Dataset excerpt:
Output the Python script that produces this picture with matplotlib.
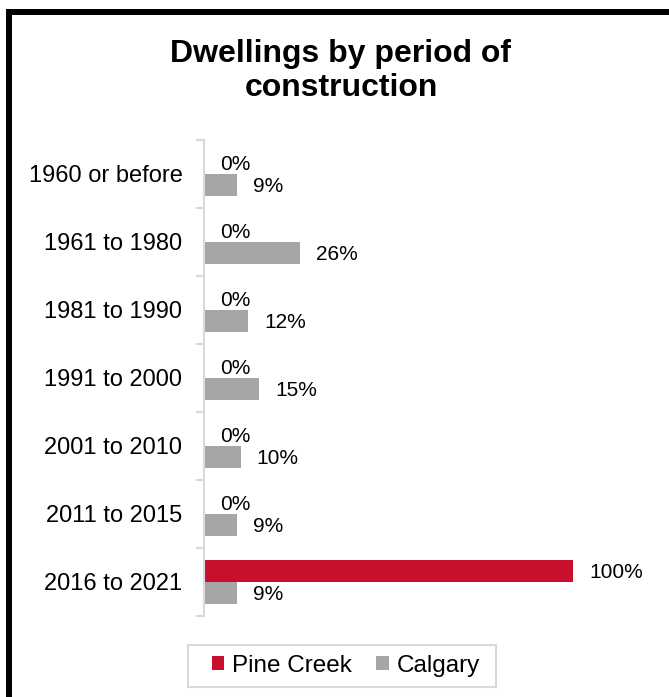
import matplotlib
matplotlib.use("Agg")
import matplotlib.pyplot as plt
from matplotlib.patches import Patch, Rectangle
from matplotlib.lines import Line2D
import numpy as np

plt.rcParams['font.family'] = ['Liberation Sans', 'DejaVu Sans']

categories = ["1960 or before", "1961 to 1980", "1981 to 1990", "1991 to 2000",
              "2001 to 2010", "2011 to 2015", "2016 to 2021"]
pine_creek = [0, 0, 0, 0, 0, 0, 100]
calgary = [9, 26, 12, 15, 10, 9, 9]
series_names = ["Pine Creek", "Calgary"]
colors = ["#C8102E", "#A6A6A6"]

W, H = 669, 697
fig = plt.figure(figsize=(W / 100, H / 100), dpi=100)

# axes placement in pixels
ax_left, ax_right, ax_top, ax_bottom = 204, 573, 140, 616
ax = fig.add_axes([ax_left / W, 1 - ax_bottom / H, (ax_right - ax_left) / W, (ax_bottom - ax_top) / H])

y = np.arange(len(categories))
bh = 0.325
b1 = ax.barh(y - bh / 2, pine_creek, height=bh, color=colors[0], label=series_names[0])
b2 = ax.barh(y + bh / 2, calgary, height=bh, color=colors[1], label=series_names[1])

ax.set_xlim(0, 100)
ax.set_ylim(len(categories) - 0.5, -0.5)

for bars, vals in ((b1, pine_creek), (b2, calgary)):
    for rect, v in zip(bars, vals):
        ax.annotate(f"{v}%", xy=(rect.get_width(), rect.get_y() + rect.get_height() / 2),
                    xytext=(11.5, -1.0), textcoords="offset points", ha="left", va="center",
                    fontsize=15, color="#000000", annotation_clip=False)

ax.set_yticks(y)
ax.set_yticklabels(categories, fontsize=17)
ax.tick_params(axis="y", which="major", length=0, pad=15.5)
ax.set_yticks(np.arange(-0.5, len(categories), 1.0), minor=True)
ax.tick_params(axis="y", which="minor", length=6, color="#D9D9D9", width=1.5)
ax.set_xticks([])
for s in ("top", "right", "bottom"):
    ax.spines[s].set_visible(False)
ax.spines["left"].set_color("#D9D9D9")
ax.spines["left"].set_linewidth(1.5)

fig.text(341 / W, 1 - 71 / H, "Dwellings by period of\nconstruction", ha="center", va="center",
         fontsize=23, fontweight="bold", linespacing=1.2)

# legend frame drawn separately (wider horizontal padding like the original)
fig.add_artist(Rectangle((188 / W, 1 - 687 / H), (496 - 188) / W, (687 - 645) / H,
                         transform=fig.transFigure, facecolor="white", edgecolor="#D9D9D9",
                         linewidth=1.5, zorder=1))
handles = [Patch(facecolor=c, edgecolor="none") for c in colors]
leg = fig.legend(handles, series_names, loc="center", bbox_to_anchor=(346 / W, 1 - 666 / H),
                 ncol=2, fontsize=17.5, frameon=False,
                 handlelength=0.5, handleheight=0.5, handletextpad=0.35, columnspacing=1.0,
                 borderpad=0.35)
leg.set_zorder(2)

# outer border (top and left visible)
fig.add_artist(Line2D([9 / W, 1.0], [1 - 12 / H, 1 - 12 / H], color="black", linewidth=4.3,
                      transform=fig.transFigure, solid_capstyle="projecting"))
fig.add_artist(Line2D([9 / W, 9 / W], [1 - 12 / H, 0], color="black", linewidth=4.3,
                      transform=fig.transFigure, solid_capstyle="projecting"))

fig.savefig("out.png", dpi=100)
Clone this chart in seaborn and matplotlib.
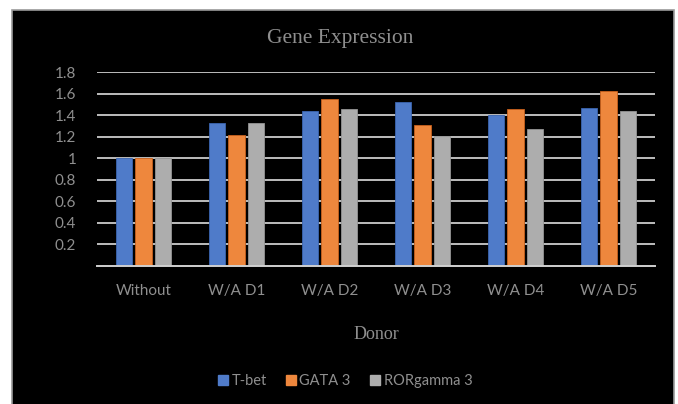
import matplotlib
matplotlib.use("Agg")
import matplotlib.pyplot as plt
import seaborn as sns
import pandas as pd
from matplotlib.patches import Rectangle

categories = ["Without", "W/A D1", "W/A D2", "W/A D3", "W/A D4", "W/A D5"]
series_names = ["T-bet", "GATA 3", "RORgamma 3"]
tbet = [1.00, 1.33, 1.44, 1.52, 1.40, 1.47]
gata3 = [1.00, 1.22, 1.55, 1.31, 1.46, 1.62]
rorg3 = [1.00, 1.33, 1.46, 1.21, 1.27, 1.44]
yticks = [0.2, 0.4, 0.6, 0.8, 1.0, 1.2, 1.4, 1.6, 1.8]
ytick_labels = ["0.2", "0.4", "0.6", "0.8", "1", "1.2", "1.4", "1.6", "1.8"]

rows = []
for name, vals in zip(series_names, [tbet, gata3, rorg3]):
    for c, v in zip(categories, vals):
        rows.append({"Donor": c, "Gene": name, "Value": v})
df = pd.DataFrame(rows)

colors = ["#4F7BC9", "#EE873D", "#ADADAD"]
edge_colors = ["#3b65b0", "#c8601c", "#959595"]
text_col = "#8f8f8f"

sns.set_theme(style="white")
plt.rcParams["font.family"] = ["Lato", "DejaVu Sans"]

W, H = 678, 404
fig = plt.figure(figsize=(W / 100, H / 100), dpi=100, facecolor="white")
bg = Rectangle((12 / W, -0.05), (674 - 12) / W, 1.05 - 10 / H,
               transform=fig.transFigure, facecolor="black",
               edgecolor="#9a9a9a", linewidth=1.2, zorder=-10)
fig.patches.append(bg)

ax = fig.add_axes([97 / W, 1 - 266 / H, (655 - 97) / W, (266 - 72) / H])
ax.set_facecolor("none")
ax.set_zorder(5)

sns.barplot(data=df, x="Donor", y="Value", hue="Gene", order=categories,
            hue_order=series_names, palette=colors, saturation=1,
            width=0.63, gap=0.17, ax=ax, zorder=3, legend=True)
for cont, ec in zip(ax.containers, edge_colors):
    for b in cont:
        b.set_edgecolor(ec)
        b.set_linewidth(0.6)

ax.set_ylim(0, 1.8)
ax.set_xlim(-0.5, len(categories) - 0.5)
ax.set_yticks(yticks)
ax.set_yticklabels(ytick_labels)
ax.yaxis.grid(True, color="#dcdcdc", linewidth=1.2, zorder=1)
ax.set_axisbelow(True)
for s in ["top", "right", "left"]:
    ax.spines[s].set_visible(False)
ax.spines["bottom"].set_color("#d0d0d0")
ax.spines["bottom"].set_linewidth(1.4)
ax.spines["bottom"].set_zorder(4)
ax.tick_params(axis="y", length=0, pad=15, labelsize=11, labelcolor=text_col)
ax.tick_params(axis="x", length=0, pad=13, labelsize=11, labelcolor=text_col)
ax.set_ylabel("")
ax.set_xlabel("Donor", fontsize=13, color=text_col, family="Liberation Serif",
              labelpad=20)

fig.text(340 / W, 1 - 38 / H, "Gene Expression", ha="center", va="center",
         fontsize=15.5, color=text_col, family="Liberation Serif", zorder=6)

handles, labels = ax.get_legend_handles_labels()
ax.get_legend().remove()
for h, c in zip(handles, colors):
    h.set_edgecolor(c)
leg = fig.legend(handles, labels, loc="center", bbox_to_anchor=(345 / W, 1 - 381 / H),
                 ncol=3, frameon=False, fontsize=10.5, labelcolor=text_col,
                 handlelength=0.7, handleheight=0.7, handletextpad=0.25,
                 columnspacing=1.3)
leg.set_zorder(6)

fig.savefig("out.png", dpi=100, facecolor="white")
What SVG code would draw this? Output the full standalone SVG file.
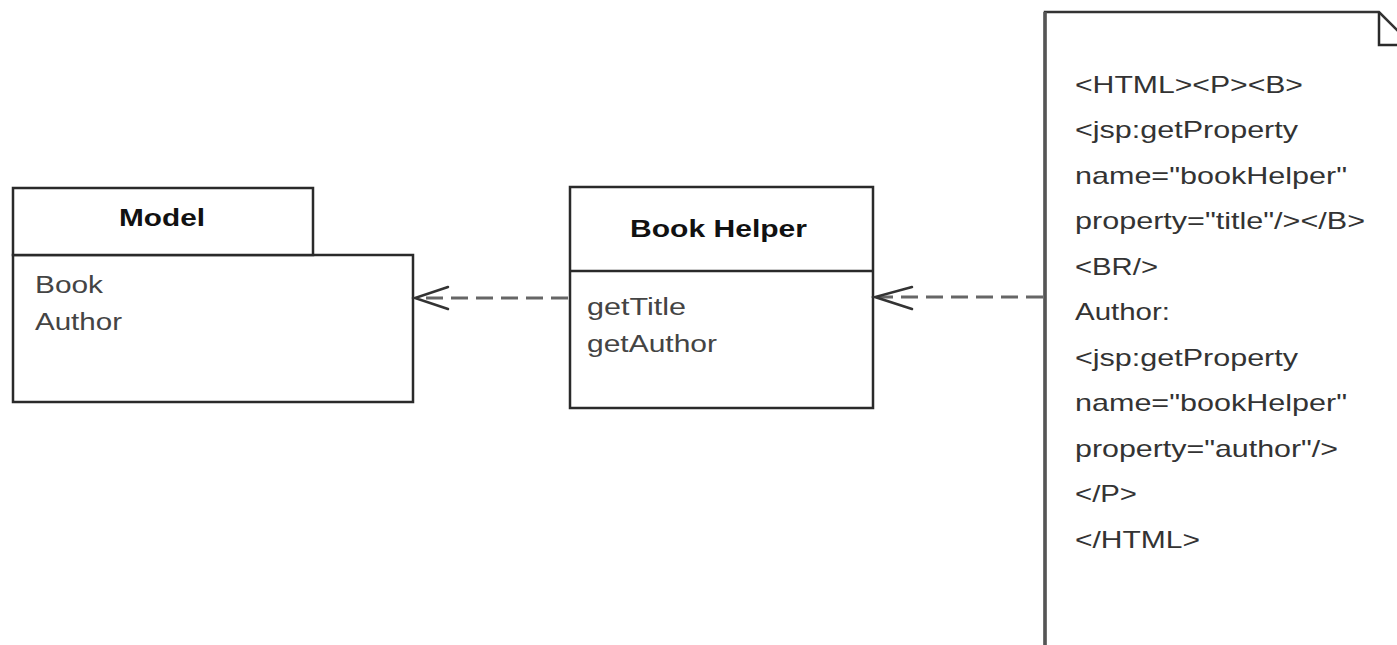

## What is needed:
Among the lines of the data above, count those holding "Output" and state only the number.

## Correct response:
2